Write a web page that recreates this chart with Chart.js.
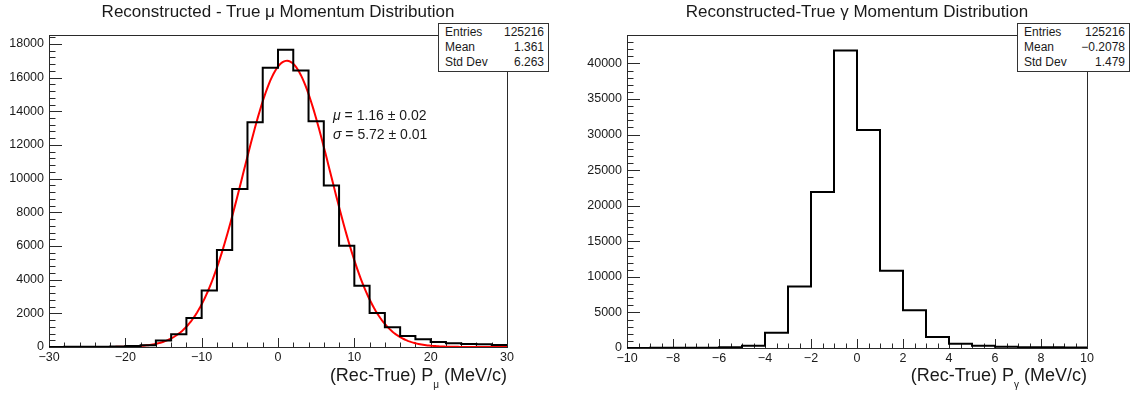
<!DOCTYPE html>
<html>
<head>
<meta charset="utf-8">
<title>Momentum resolution</title>
<script src="https://cdn.jsdelivr.net/npm/chart.js@4.4.1/dist/chart.umd.min.js"></script>
<style>
  body { margin: 0; background: #fff; font-family: 'Liberation Sans', Arial, sans-serif; color: #1a1a1a; }
  #page { position: relative; width: 1135px; height: 393px; overflow: hidden; }
  canvas { position: absolute; top: 0; }
  .title { position: absolute; top: 2px; font-size: 17px; white-space: nowrap; transform: translateX(-50%); }
  .stats { position: absolute; top: 23px; height: 49px; background: #fff; border: 1px solid #333;
           box-sizing: border-box; font-size: 12px; }
  .stats div { position: absolute; left: 6px; right: 4px; height: 15px; line-height: 15px; }
  .stats span { position: absolute; right: 0; }
  .axis-title { position: absolute; top: 365px; font-size: 18px; white-space: nowrap; text-align: right; }
  .axis-title sub { font-size: 10px; vertical-align: -7px; }
  .fit { position: absolute; font-size: 14px; white-space: nowrap; }
</style>
</head>
<body>
<div id="page">
  <canvas id="muChart" width="567" height="393" style="left:0"></canvas>
  <canvas id="gammaChart" width="568" height="393" style="left:567px"></canvas>

  <div class="title" style="left:278px">Reconstructed - True μ Momentum Distribution</div>
  <div class="title" style="left:857px">Reconstructed-True γ Momentum Distribution</div>

  <div class="stats" id="muStats" style="left:438px; width:111px"></div>
  <div class="stats" id="gammaStats" style="left:1017px; width:113px"></div>

  <div class="fit" style="left:333px; top:107px"><i>μ</i> = 1.16 ± 0.02</div>
  <div class="fit" style="left:333px; top:126px"><i>σ</i> = 5.72 ± 0.01</div>

  <div class="axis-title" style="right:628px">(Rec-True) P<sub>μ</sub> (MeV/c)</div>
  <div class="axis-title" style="right:48px">(Rec-True) P<sub>γ</sub> (MeV/c)</div>
</div>

<script>
// muon: 30 bins of 2 MeV/c from -30 to 30
const muRange = [-30, 30];
const muCounts = [5, 8, 12, 20, 35, 60, 110, 380, 760, 1720,
                  3350, 5760, 9390, 13350, 16580, 17650, 16420, 13410, 9590, 6020,
                  3640, 2020, 1170, 660, 460, 300, 220, 180, 160, 120];
const muXTicks = [-30, -20, -10, 0, 10, 20, 30];
const muYTicks = [0, 2000, 4000, 6000, 8000, 10000, 12000, 14000, 16000, 18000];

// gaussian fit on the muon histogram
const fitMean = 1.16;
const fitSigma = 5.72;
const fitPeak = 17000;

// photon: 20 bins of 1 MeV/c from -10 to 10
const gammaRange = [-10, 10];
const gammaCounts = [10, 20, 30, 50, 100, 330, 2130, 8650, 21930, 41830,
                     30630, 10870, 5300, 1560, 615, 330, 190, 120, 90, 60];
const gammaXTicks = [-10, -8, -6, -4, -2, 0, 2, 4, 6, 8, 10];
const gammaYTicks = [0, 5000, 10000, 15000, 20000, 25000, 30000, 35000, 40000];

const muStats = [['Entries', '125216'], ['Mean', '1.361'], ['Std Dev', '6.263']];
const gammaStats = [['Entries', '125216'], ['Mean', '\u22120.2078'], ['Std Dev', '1.479']];

Chart.defaults.font.family = "'Liberation Sans', Arial, sans-serif";
Chart.defaults.font.size = 12.5;
Chart.defaults.color = '#1a1a1a';

function fmt(v) {
    return v < 0 ? '\u2212' + Math.abs(v) : String(v);
}

// step outline: one point per left edge plus the closing right edge
function histPoints(range, counts) {
    const w = (range[1] - range[0]) / counts.length;
    const pts = counts.map((c, i) => ({ x: range[0] + i * w, y: c }));
    pts.push({ x: range[1], y: counts[counts.length - 1] });
    return pts;
}

function gaussPoints(range, mean, sigma, peak) {
    const pts = [];
    for (let x = range[0]; x <= range[1] + 1e-9; x += 0.2) {
        pts.push({ x: x, y: peak * Math.exp(-0.5 * Math.pow((x - mean) / sigma, 2)) });
    }
    return pts;
}

// frame box with inward ticks on bottom and left axes
const rootFrame = {
    id: 'rootFrame',
    beforeDatasetsDraw(chart, args, opts) {
        const { ctx, chartArea: a, scales: { x, y } } = chart;
        ctx.save();
        ctx.strokeStyle = '#2a2a2a';
        ctx.lineWidth = 1;
        ctx.beginPath();
        const nx = Math.round((x.max - x.min) / opts.xMinor);
        for (let i = 0; i <= nx; i++) {
            const v = x.min + i * opts.xMinor;
            const px = Math.round(x.getPixelForValue(v)) + 0.5;
            const r = v / opts.xMajor;
            const len = Math.abs(r - Math.round(r)) < 1e-6 ? 9 : 4.5;
            ctx.moveTo(px, a.bottom);
            ctx.lineTo(px, a.bottom - len);
        }
        const ny = Math.floor((y.max - y.min) / opts.yMinor + 1e-6);
        for (let i = 0; i <= ny; i++) {
            const v = y.min + i * opts.yMinor;
            const py = Math.round(y.getPixelForValue(v)) + 0.5;
            const r = v / opts.yMajor;
            const len = Math.abs(r - Math.round(r)) < 1e-6 ? 13 : 6.5;
            ctx.moveTo(a.left, py);
            ctx.lineTo(a.left + len, py);
        }
        ctx.stroke();
        ctx.strokeRect(Math.round(a.left) + 0.5, Math.round(a.top) + 0.5,
                       Math.round(a.right - a.left), Math.round(a.bottom - a.top));
        ctx.restore();
    }
};

function makeChart(id, cfg) {
    return new Chart(document.getElementById(id), {
        type: 'line',
        data: { datasets: cfg.datasets },
        options: {
            responsive: false,
            animation: false,
            devicePixelRatio: 1,
            layout: { padding: { left: 0, right: cfg.padRight, top: 35, bottom: 0 } },
            plugins: {
                legend: { display: false },
                tooltip: { enabled: false },
                rootFrame: cfg.ticks
            },
            elements: { point: { radius: 0 } },
            scales: {
                x: {
                    type: 'linear',
                    min: cfg.xRange[0],
                    max: cfg.xRange[1],
                    grid: { display: false, drawTicks: false },
                    border: { display: false },
                    afterFit: s => { s.height = cfg.xHeight; },
                    afterBuildTicks: s => { s.ticks = cfg.xTicks.map(v => ({ value: v })); },
                    ticks: { maxRotation: 0, autoSkip: false, padding: 3, callback: v => fmt(v) }
                },
                y: {
                    type: 'linear',
                    min: 0,
                    max: cfg.yMax,
                    grid: { display: false, drawTicks: false },
                    border: { display: false },
                    afterFit: s => { s.width = cfg.yWidth; },
                    afterBuildTicks: s => { s.ticks = cfg.yTicks.map(v => ({ value: v })); },
                    ticks: { padding: 5, callback: v => String(v) }
                }
            }
        },
        plugins: [rootFrame]
    });
}

makeChart('muChart', {
    xRange: muRange,
    yMax: 18530,
    xTicks: muXTicks,
    yTicks: muYTicks,
    padRight: 60,
    xHeight: 46,
    yWidth: 49,
    ticks: { xMajor: 10, xMinor: 2, yMajor: 2000, yMinor: 400 },
    datasets: [
        {
            data: histPoints(muRange, muCounts),
            stepped: 'before',
            borderColor: '#000',
            borderWidth: 2,
            fill: false
        },
        {
            data: gaussPoints(muRange, fitMean, fitSigma, fitPeak),
            borderColor: '#ff0000',
            borderWidth: 2,
            tension: 0,
            fill: false
        }
    ]
});

makeChart('gammaChart', {
    xRange: gammaRange,
    yMax: 44000,
    xTicks: gammaXTicks,
    yTicks: gammaYTicks,
    padRight: 48,
    xHeight: 45,
    yWidth: 60,
    ticks: { xMajor: 2, xMinor: 0.5, yMajor: 5000, yMinor: 1000 },
    datasets: [
        {
            data: histPoints(gammaRange, gammaCounts),
            stepped: 'before',
            borderColor: '#000',
            borderWidth: 2,
            fill: false
        }
    ]
});

// statistics boxes
function fillStats(id, rows) {
    const box = document.getElementById(id);
    rows.forEach((r, i) => {
        const row = document.createElement('div');
        row.style.top = (1 + i * 15) + 'px';
        row.innerHTML = r[0] + '<span>' + r[1] + '</span>';
        box.appendChild(row);
    });
}
fillStats('muStats', muStats);
fillStats('gammaStats', gammaStats);
</script>
</body>
</html>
******
### Task
Copy out every line that includes the word "with".

### Solution to the exercise
Write a web page that recreates this chart with Chart.js.
// frame box with inward ticks on bottom and left axes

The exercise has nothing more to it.